A la luz del Evangelio y recordando la peculiar insistencia de San Pablo, la vida cristiana debe ser considerada como una progresiva unión y crecimiento en Cristo (Cfr Ef 4,15).
De otro modo, partiendo de los efectos fundamentales del Bautismo, tal como nos lo dice la Carta a los Romanos, Dios Padre nos eleva al estado de hijos amándonos en su Hijo encarnado, al que quiere hacer el primogénito de entre muchos hermanos (Cfr Rom 8,27-29). Así que el Padre nos hace hijos suyos dándonos el Espíritu Santo, que rinde testimonio de nuestra filiación haciéndonos invocar: Abba, ¡Padre!

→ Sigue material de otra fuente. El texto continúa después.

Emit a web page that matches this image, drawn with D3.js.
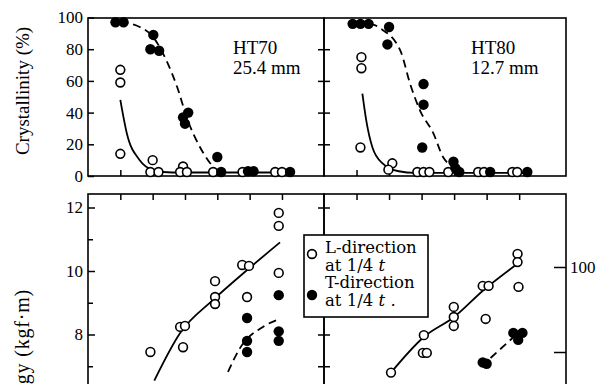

Entramos, pues, en comunión con el Padre por el Hijo, injertándonos en El con el poder del Espíritu. Recibimos al Espíritu Santo, enviado por el Padre a ruegos del Hijo que intercede. (Cfr. Jn 14,1 ó).
De manera que la vida cristiana debe ser, en virtud de su realidad más intima, realizar la vida trinitaria o llenar las exigencias que brotan del Bautismo. Se trata, por lo tanto, de vivir una vida de obediencia y amor al Padre, de una relación personal con Cristo a cuya humanidad resucitada nos une el Espíritu Santo, de vivir la docilidad de las iluminaciones y mociones del Espíritu, cuya función primordial es conducirnos a la "plenitud del Hijo", Cristo Jesús.
Por eso, las expresiones paulinas: "En Cristo, por Cristo, hacia Cristo" en el Espíritu Santo resultan expresiones densas y acuciantes que pudieran resumir todo el vivir del cristiano.